MobileNets: Efficient Convolutional Neural Networks for Mobile Vision Applications

What is the computational cost of a standard convolution with input $h_i \times w_i \times d_i$ , output $h_i \times w_i \times d_j$ and kernel size $k$ ?

$h_i \times w_i \times d_i \times d_j \times k \times k$

What is the computational cost of a depthwise separabale convolution with input $h_i \times w_i \times d_i$ , output $h_i \times w_i \times d_j$ and kernel size $k$ ?

$h_i \cdot w_i \cdot d_i (k^2 + d_j)$

How much reduction in computation do you get by replacing standard convolutions with depthwise separable convolutions?

Computational cost standard convolution:

$h_i \times w_i \times d_i \times d_j \times k \times k$

Computational cost depthwise separable convolution: $h_i \cdot w_i \cdot d_i (k^2 + d_j)$

with input $h_i \times w_i \times d_i$ , output $h_i \times w_i \times d_j$ and kernel size $k$

Reduction:

$= \frac{h_i \cdot w_i \cdot d_i (k^2 + d_j)}{h_i \times w_i \times d_i \times d_j \times k \times k}$

$= \frac{1}{d_j} + \frac{1}{k^2}$

MobileNet uses $3 \times 3$ depthwise separable convolutions which uses between 8 to 9 times less computation than standard convolutions.

With what does MobileNet replace the standard convolutional layer with batchnorm and ReLU?

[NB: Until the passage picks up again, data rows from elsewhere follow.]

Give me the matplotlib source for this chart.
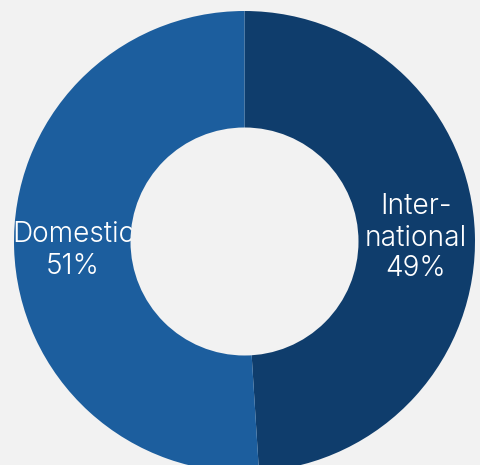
import matplotlib
matplotlib.use("Agg")
import matplotlib.pyplot as plt
from matplotlib.patches import Circle

categories = ["International", "Domestic"]
values = [49, 51]
label_lines = [["Inter-", "national", "49%"], ["Domestic", "51%"]]
colors = ["#0f3d6c", "#1c5e9e"]
bg = "#f2f2f2"

W, H = 481, 465
fig = plt.figure(figsize=(W / 100, H / 100), dpi=100, facecolor=bg)
ax = fig.add_axes([0, 0, 1, 1])
ax.set_facecolor(bg)

cx, cy = 244.5, H - 241.5
R_out, R_in = 230.5, 114

wedges, _ = ax.pie(values, colors=colors, startangle=90, counterclock=False,
                   radius=R_out, center=(cx, cy), frame=True,
                   wedgeprops=dict(linewidth=0))
ax.set_xlim(0, W)
ax.set_ylim(0, H)
ax.set_aspect("equal")
ax.axis("off")

font = dict(family=["Inter", "DejaVu Sans"], weight=300, color="white", fontsize=20.2)
for text, y in zip(label_lines[0], [206, 238, 269]):
    ax.text(416, H - y, text, ha="center", va="center", zorder=3, **font)
for text, y in zip(label_lines[1], [234, 266]):
    ax.text(73, H - y, text, ha="center", va="center", zorder=3, **font)

ax.add_patch(Circle((cx, cy), R_in, facecolor=bg, edgecolor="none", zorder=5))

fig.savefig("out.png", dpi=100, facecolor=bg)
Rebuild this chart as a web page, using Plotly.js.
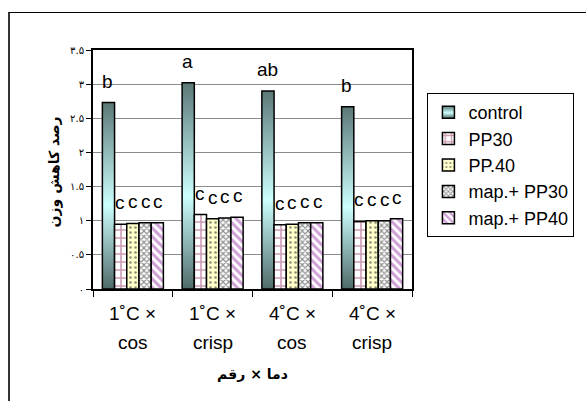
<!DOCTYPE html>
<html><head><meta charset="utf-8">
<script src="https://cdn.plot.ly/plotly-3.0.1.min.js"></script>
<style>
html,body{margin:0;padding:0;background:#fff;}
#wrap{position:relative;width:586px;height:401px;}
#chart{width:586px;height:401px;}
#frame{position:absolute;left:8px;top:12px;width:600px;height:420px;border-top:1px solid #000;border-left:2px solid #333;pointer-events:none;}
</style></head><body>
<div id="wrap"><div id="chart"></div><div id="frame"></div></div>
<script>
// ---- data ----
const categories = ['1˚C × cos', '1˚C × crisp', '4˚C × cos', '4˚C × crisp'];
const tickLine1 = ['1˚C ×', '1˚C ×', '4˚C ×', '4˚C ×'];
const tickLine2 = ['cos', 'crisp', 'cos', 'crisp'];
const seriesNames = ['control', 'PP30', 'PP.40', 'map.+ PP30', 'map.+ PP40'];
const control   = [2.73, 3.02, 2.90, 2.67];
const pp30      = [0.95, 1.09, 0.94, 0.99];
const pp40      = [0.96, 1.03, 0.95, 1.00];
const mapPP30   = [0.97, 1.04, 0.97, 1.00];
const mapPP40   = [0.97, 1.05, 0.97, 1.03];
const lettersControl = ['b', 'a', 'ab', 'b'];
const lettersOther   = ['c', 'c', 'c', 'c'];
const yTickVals = [0, 0.5, 1, 1.5, 2, 2.5, 3, 3.5];
const yTickText = ['۰', '۰.۵', '۱', '۱.۵', '۲', '۲.۵', '۳', '۳.۵'];
const xTitle = 'دما × رقم';
const yTitle = 'رصد كاهش وزن';

const values = [control, pp30, pp40, mapPP30, mapPP40];
const letters = [lettersControl, lettersOther, lettersOther, lettersOther, lettersOther];

const styles = [
  {color: '#9fcfcf', pattern: {shape: ''}},
  {color: '#ffffff', pattern: {shape: '+', fgcolor: '#993366', bgcolor: '#ffffff', size: 8, solidity: 0.35, fillmode: 'overlay'}},
  {color: '#ffffcc', pattern: {shape: '.', fgcolor: '#222222', bgcolor: '#ffffcc', size: 5, solidity: 0.22, fillmode: 'overlay'}},
  {color: '#ffffff', pattern: {shape: 'x', fgcolor: '#222222', bgcolor: '#ffffff', size: 4, solidity: 0.5, fillmode: 'overlay'}},
  {color: '#ffffff', pattern: {shape: '\\', fgcolor: '#a040b0', bgcolor: '#ffffff', size: 6, solidity: 0.5, fillmode: 'overlay'}}
];

const traces = values.map((v, i) => ({
  type: 'bar', name: seriesNames[i], x: categories, y: v,
  marker: {color: styles[i].color, pattern: styles[i].pattern, line: {color: '#000', width: 1.5}},
  hoverinfo: 'skip'
}));

const L = 93, R = 424, T = 50, B = 289;
const W = 586, H = 401;
const plotW = R - L, plotH = B - T;
const bargap = 0.235;
const barPx = (plotW / categories.length) * (1 - bargap) / values.length;
const txtFont = {family: 'Arial, Liberation Sans', size: 19, color: '#000'};

const annotations = [];
values.forEach((v, i) => {
  v.forEach((val, j) => {
    annotations.push({x: categories[j], y: val, xref: 'x', yref: 'y', text: letters[i][j],
      showarrow: false, xanchor: 'center', yanchor: 'bottom', xshift: (i - 2) * barPx, yshift: 9, font: txtFont});
  });
});
categories.forEach((c, j) => {
  annotations.push({x: c, y: (B - 313) / plotH, xref: 'x', yref: 'paper', text: tickLine1[j], showarrow: false,
    xanchor: 'center', yanchor: 'middle', font: txtFont});
  annotations.push({x: c, y: (B - 342) / plotH, xref: 'x', yref: 'paper', text: tickLine2[j], showarrow: false,
    xanchor: 'center', yanchor: 'middle', font: txtFont});
});
annotations.push({x: (53 - L) / plotW, y: (B - 172) / plotH, xref: 'paper', yref: 'paper', text: yTitle, textangle: -90,
  showarrow: false, xanchor: 'center', yanchor: 'middle',
  font: {family: 'DejaVu Sans', size: 14, color: '#000', weight: 'bold'}});

const layout = {
  width: W, height: H,
  margin: {l: L, r: W - R, t: T, b: H - B, pad: 0},
  paper_bgcolor: '#fff', plot_bgcolor: '#fff',
  barmode: 'group', bargap: bargap, bargroupgap: 0,
  showlegend: true,
  legend: {x: (440 - L) / plotW, xanchor: 'left', y: (B - 93) / plotH, yanchor: 'top',
    bordercolor: '#000', borderwidth: 1, bgcolor: '#fff',
    font: {family: 'Arial, Liberation Sans', size: 18, color: '#000'}, itemwidth: 30, tracegroupgap: 0},
  xaxis: {type: 'category', showticklabels: false, ticks: 'outside', ticklen: 6, tickwidth: 1, tickcolor: '#000',
    tickson: 'boundaries', showline: true, linecolor: '#000', linewidth: 2, mirror: true, showgrid: false,
    title: {text: xTitle, font: {family: 'DejaVu Sans', size: 14, color: '#000', weight: 'bold'}, standoff: 79}},
  yaxis: {range: [0, 3.5], tickvals: yTickVals, ticktext: yTickText, ticks: 'outside', ticklen: 5, tickwidth: 1,
    tickcolor: '#000', showline: true, linecolor: '#000', linewidth: 2, mirror: true,
    showgrid: true, gridcolor: '#8c8c8c', gridwidth: 1, zeroline: false,
    tickfont: {family: 'DejaVu Sans', size: 10, color: '#000'}},
  annotations: annotations
};

Plotly.newPlot('chart', traces, layout, {displayModeBar: false, staticPlot: true}).then(() => {
  const svg = document.querySelector('#chart .main-svg');
  const ns = 'http://www.w3.org/2000/svg';
  let defs = svg.querySelector('defs');
  const grad = document.createElementNS(ns, 'linearGradient');
  grad.setAttribute('id', 'ctrlGrad');
  grad.setAttribute('x1', '0'); grad.setAttribute('y1', '0'); grad.setAttribute('x2', '0'); grad.setAttribute('y2', '1');
  [['0', '#5a7876'], ['0.55', '#ccffff'], ['1', '#4f6b69']].forEach(s => {
    const st = document.createElementNS(ns, 'stop');
    st.setAttribute('offset', s[0]); st.setAttribute('stop-color', s[1]);
    grad.appendChild(st);
  });
  defs.appendChild(grad);
  const barTraces = document.querySelectorAll('#chart .barlayer .trace');
  if (barTraces[0]) barTraces[0].querySelectorAll('path').forEach(p => { p.style.fill = 'url(#ctrlGrad)'; });
  const legTraces = document.querySelectorAll('#chart .legend .traces');
  if (legTraces[0]) legTraces[0].querySelectorAll('.legendpoints path').forEach(p => { p.style.fill = 'url(#ctrlGrad)'; });
});
</script>
</body></html>
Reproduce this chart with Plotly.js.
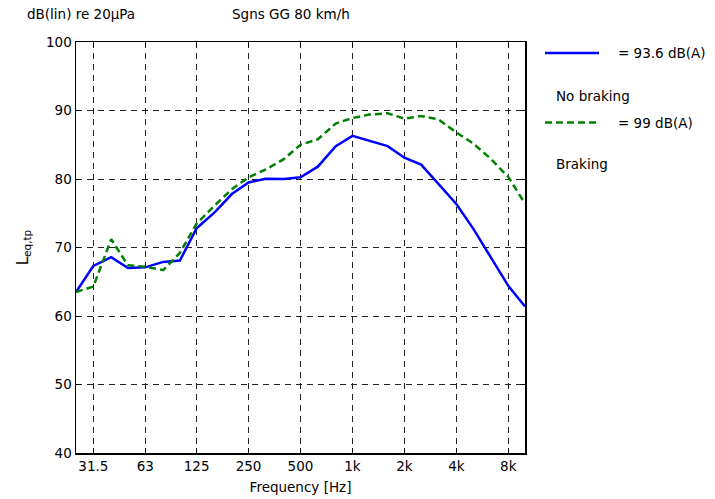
<!DOCTYPE html>
<html>
<head>
<meta charset="utf-8">
<script src="https://cdn.plot.ly/plotly-3.0.1.min.js"></script>
<style>html,body{margin:0;padding:0;background:#fff;}#chart{width:715px;height:499px;}</style>
</head>
<body>
<div id="chart"></div>
<script>
const freqs = [25, 31.5, 40, 50, 63, 80, 100, 125, 160, 200, 250, 315, 400, 500, 630, 800, 1000, 1250, 1600, 2000, 2500, 3150, 4000, 5000, 6300, 8000, 10000];
const noBraking = [63.5, 67.3, 68.6, 67.0, 67.1, 67.9, 68.1, 72.8, 75.2, 77.8, 79.5, 80.05, 80.0, 80.25, 81.8, 84.8, 86.3, 85.6, 84.8, 83.1, 82.1, 79.3, 76.35, 72.8, 68.7, 64.4, 61.4];
const braking = [63.5, 64.3, 71.2, 67.4, 67.2, 66.7, 69.2, 73.5, 76.2, 78.5, 80.25, 81.4, 82.9, 85.0, 85.8, 88.1, 88.9, 89.4, 89.6, 88.8, 89.2, 88.7, 86.8, 85.2, 83.0, 80.3, 76.4];
const tickVals = [31.5, 63, 125, 250, 500, 1000, 2000, 4000, 8000];
const tickText = ['31.5', '63', '125', '250', '500', '1k', '2k', '4k', '8k'];
const yTicks = [40, 50, 60, 70, 80, 90, 100];
const legendLabels = ['= 93.6 dB(A)', 'No braking', '= 99 dB(A)', 'Braking'];

const font = {family: 'DejaVu Sans, Arial, sans-serif', size: 13.5, color: '#000'};

const traces = [
  {x: freqs, y: noBraking, type: 'scatter', mode: 'lines', line: {color: '#0000ff', width: 2.5}, showlegend: false},
  {x: freqs, y: braking, type: 'scatter', mode: 'lines', line: {color: '#008000', width: 2.5, dash: '7px,4px'}, showlegend: false}
];

const L = 76, R = 525, T = 42, B = 453;
const px = v => (v - L) / (R - L);
const py = v => (B - v) / (B - T);

const layout = {
  width: 715, height: 499,
  margin: {l: L, r: 715 - R, t: T, b: 499 - B, pad: 0},
  paper_bgcolor: '#fff', plot_bgcolor: '#fff',
  font: font,
  showlegend: false,
  xaxis: {
    type: 'log', range: [Math.log10(25), 4],
    tickvals: tickVals, ticktext: tickText,
    showline: true, linecolor: '#000', linewidth: 1.5, mirror: 'allticks',
    ticks: 'inside', ticklen: 5, tickcolor: '#000', tickwidth: 1,
    showgrid: true, gridcolor: '#222', gridwidth: 1, griddash: '6px,5px',
    zeroline: false, tickfont: font,
    title: {text: 'Frequency [Hz]', font: font, standoff: 10}
  },
  yaxis: {
    range: [40, 100], tickvals: yTicks,
    showline: true, linecolor: '#000', linewidth: 1.5, mirror: 'allticks',
    ticks: 'inside', ticklen: 5, tickcolor: '#000', tickwidth: 1,
    showgrid: true, gridcolor: '#222', gridwidth: 1, griddash: '6px,5px',
    zeroline: false, tickfont: font,
    title: {text: 'L<sub>eq,tp</sub>', font: {family: font.family, size: 15, color: '#000'}, standoff: 14}
  },
  shapes: [
    {type: 'line', xref: 'paper', yref: 'paper', x0: px(545), x1: px(599), y0: py(53), y1: py(53), line: {color: '#0000ff', width: 2.5}},
    {type: 'line', xref: 'paper', yref: 'paper', x0: px(545), x1: px(599), y0: py(122.5), y1: py(122.5), line: {color: '#008000', width: 2.5, dash: '7px,4px'}}
  ],
  annotations: [
    {xref: 'paper', yref: 'paper', x: px(25), y: py(14), xanchor: 'left', yanchor: 'middle', text: 'dB(lin) re 20μPa', showarrow: false, font: font},
    {xref: 'paper', yref: 'paper', x: px(230), y: py(14), xanchor: 'left', yanchor: 'middle', text: 'Sgns GG 80 km/h', showarrow: false, font: font},
    {xref: 'paper', yref: 'paper', x: px(616), y: py(53), xanchor: 'left', yanchor: 'middle', text: legendLabels[0], showarrow: false, font: font},
    {xref: 'paper', yref: 'paper', x: px(554), y: py(96), xanchor: 'left', yanchor: 'middle', text: legendLabels[1], showarrow: false, font: font},
    {xref: 'paper', yref: 'paper', x: px(616), y: py(122.5), xanchor: 'left', yanchor: 'middle', text: legendLabels[2], showarrow: false, font: font},
    {xref: 'paper', yref: 'paper', x: px(554), y: py(164), xanchor: 'left', yanchor: 'middle', text: legendLabels[3], showarrow: false, font: font}
  ]
};

Plotly.newPlot('chart', traces, layout, {displayModeBar: false, staticPlot: true});
</script>
</body>
</html>
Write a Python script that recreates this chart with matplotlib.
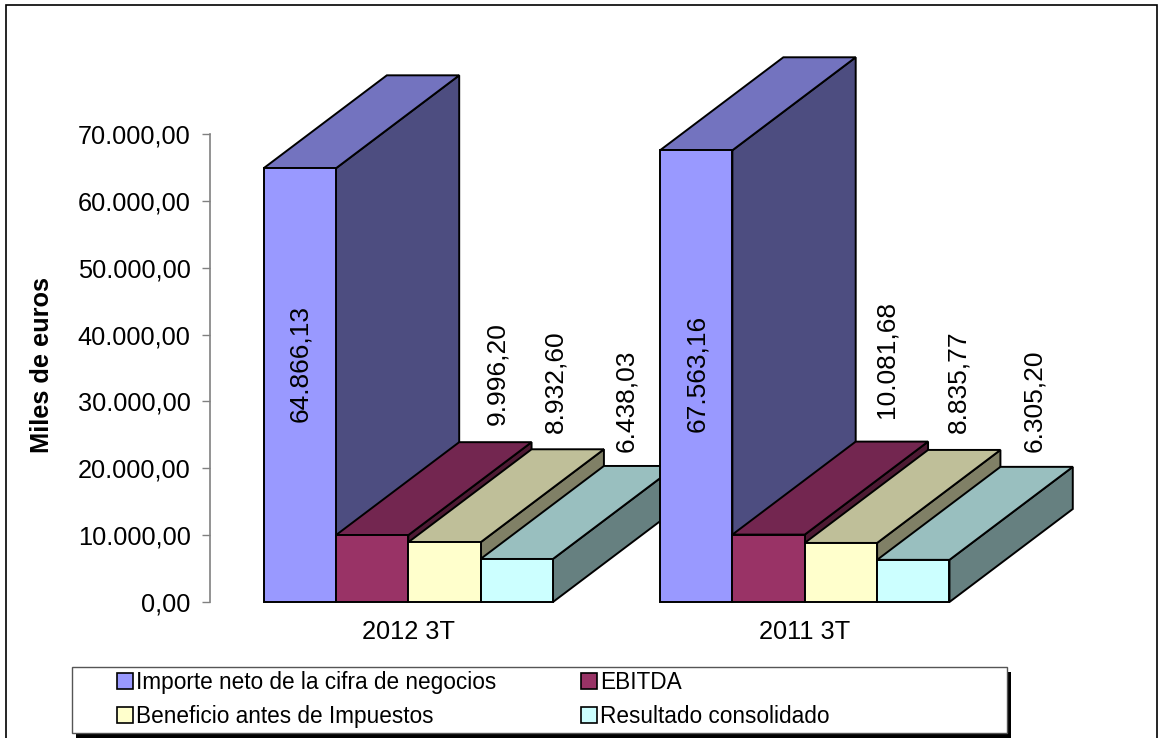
import matplotlib
matplotlib.use('Agg')
import matplotlib.pyplot as plt
from matplotlib.patches import Rectangle, Patch

plt.rcParams['font.family'] = ['Liberation Sans', 'DejaVu Sans']

# data
periods = ['2012 3T', '2011 3T']
series_names = ['Importe neto de la cifra de negocios', 'EBITDA',
                'Beneficio antes de Impuestos', 'Resultado consolidado']
importe = [64866.13, 67563.16]
ebitda = [9996.20, 10081.68]
beneficio = [8932.60, 8835.77]
resultado = [6438.03, 6305.20]
y_ticks = [0, 10000, 20000, 30000, 40000, 50000, 60000, 70000]
y_ticklabels = ['0,00', '10.000,00', '20.000,00', '30.000,00',
                '40.000,00', '50.000,00', '60.000,00', '70.000,00']

series = [importe, ebitda, beneficio, resultado]

# front, top and side colours of every series
front = ['#9999FF', '#993366', '#FFFFCC', '#CCFFFF']
top = ['#7373BF', '#732650', '#BFBF99', '#99BFBF']
side = ['#4D4D80', '#4D1A33', '#808066', '#668080']

W, H = 1167, 738
bar_w = 0.1825
depth_x = 0.311     # 3d depth in x units
depth_y = 13910     # 3d depth in y units

# label offsets from bar top centre, pixels
label_dx = [[0, 1], [125, 118], [111, 117], [109, 121]]
label_dy = [[-195, -223], [162, 175], [161, 161], [158, 159]]


def fmt(v):
    return f'{v:,.2f}'.replace(',', ' ').replace('.', ',').replace(' ', '.')


fig = plt.figure(figsize=(W / 100, H / 100), dpi=100)
ax = fig.add_axes([210 / W, (H - 602) / H, 793 / W, 468 / H])
ax.set_xlim(0, 2)
ax.set_ylim(0, 70000)
ax.patch.set_visible(False)

z = 3
for g in range(len(periods)):
    x0 = g + 0.5 - 2 * bar_w
    for s in range(len(series)):
        h = series[s][g]
        l = x0 + s * bar_w
        r = l + bar_w
        ax.fill([r, r + depth_x, r + depth_x, r], [0, depth_y, h + depth_y, h],
                facecolor=side[s], edgecolor='black', lw=1.4, clip_on=False, zorder=z)
        ax.fill([l, r, r + depth_x, l + depth_x], [h, h, h + depth_y, h + depth_y],
                facecolor=top[s], edgecolor='black', lw=1.4, clip_on=False, zorder=z)
        ax.bar(l, h, bar_w, align='edge', color=front[s], edgecolor='black', lw=1.4,
               clip_on=False, zorder=z)
        z += 1
        ax.annotate(fmt(h), (l + bar_w / 2, h), xytext=(label_dx[s][g], label_dy[s][g]),
                    textcoords='offset pixels', rotation=90, ha='center', va='center',
                    fontsize=19, color='black', zorder=50, annotation_clip=False)

for name in ['top', 'right', 'bottom']:
    ax.spines[name].set_visible(False)
ax.spines['left'].set_color('#808080')
ax.spines['left'].set_linewidth(1.2)
ax.set_yticks(y_ticks)
ax.set_yticklabels(y_ticklabels)
ax.tick_params(axis='y', length=6, width=1, color='#808080', labelsize=18.3, pad=8)
ax.set_xticks([0.5, 1.5])
ax.set_xticklabels(periods)
ax.tick_params(axis='x', length=0, labelsize=18.3, pad=13)

fig.text(42 / W, 1 - 365 / H, 'Miles de euros', rotation=90, fontsize=18.3,
         fontweight='bold', ha='center', va='center')

# outer frame, runs off the bottom of the picture
fig.add_artist(Rectangle((6 / W, -0.05), 1151 / W, 1.05 - 5 / H, transform=fig.transFigure,
                         facecolor='none', edgecolor='black', lw=1.2))

# legend box with hard shadow
fig.add_artist(Rectangle((76 / W, 1 - 739 / H), 935 / W, 67 / H, transform=fig.transFigure,
                         facecolor='black', edgecolor='none'))
fig.add_artist(Rectangle((72 / W, 1 - 733 / H), 935 / W, 66 / H, transform=fig.transFigure,
                         facecolor='white', edgecolor='#555555', lw=1))

handles = [Patch(facecolor=front[i], edgecolor='black', lw=1.2, label=series_names[i])
           for i in [0, 2, 1, 3]]
fig.legend(handles=handles, ncol=2, frameon=False, loc='center left',
           bbox_to_anchor=(116.5 / W, 1 - 699.5 / H), borderpad=0, borderaxespad=0,
           fontsize=16.3, handlelength=0.72, handleheight=0.72, handletextpad=0.13,
           columnspacing=3.75, labelspacing=0.49)

fig.savefig('out.png', dpi=100, facecolor='white')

With a Depthwise Separable convolutions with Depthwise and Pointwise layers followed by batchnorm and ReLU.

Which two additional hyperparameters are introduced in **MobileNet **to construct scaled versions of the standard architecture?

Width multiplier: The role of the width multiplier $\alpha$ is to thin a network uniformly at each layer. For a given layer and width multiplier $\alpha$ , the number of input channels $d_i$ becomes $\alpha d_i$ and the number of output channels $d_j$ becomes $\alpha d_j$ .

Width multiplier has the effect of reducing computational cost and the number of parameters quadratically by roughly $\alpha^2$ .

Resolution multiplier:

The resolution multiplier $\rho$ is applied to the input image and the internal representation of every layer is subsequently reduced by the same multiplier. In practice we implicitly set $\rho$ by setting the input resolution.

Resolution multiplier has the effect of reducing computational cost by $\rho^2$ .* *

How many multiply-adds and parameters does the default MobileNetV1 have? And how much accuracy does it get on ImageNet?

569M MAdds and 4.2M parameters with an accuracy of 70.6% on ImageNet.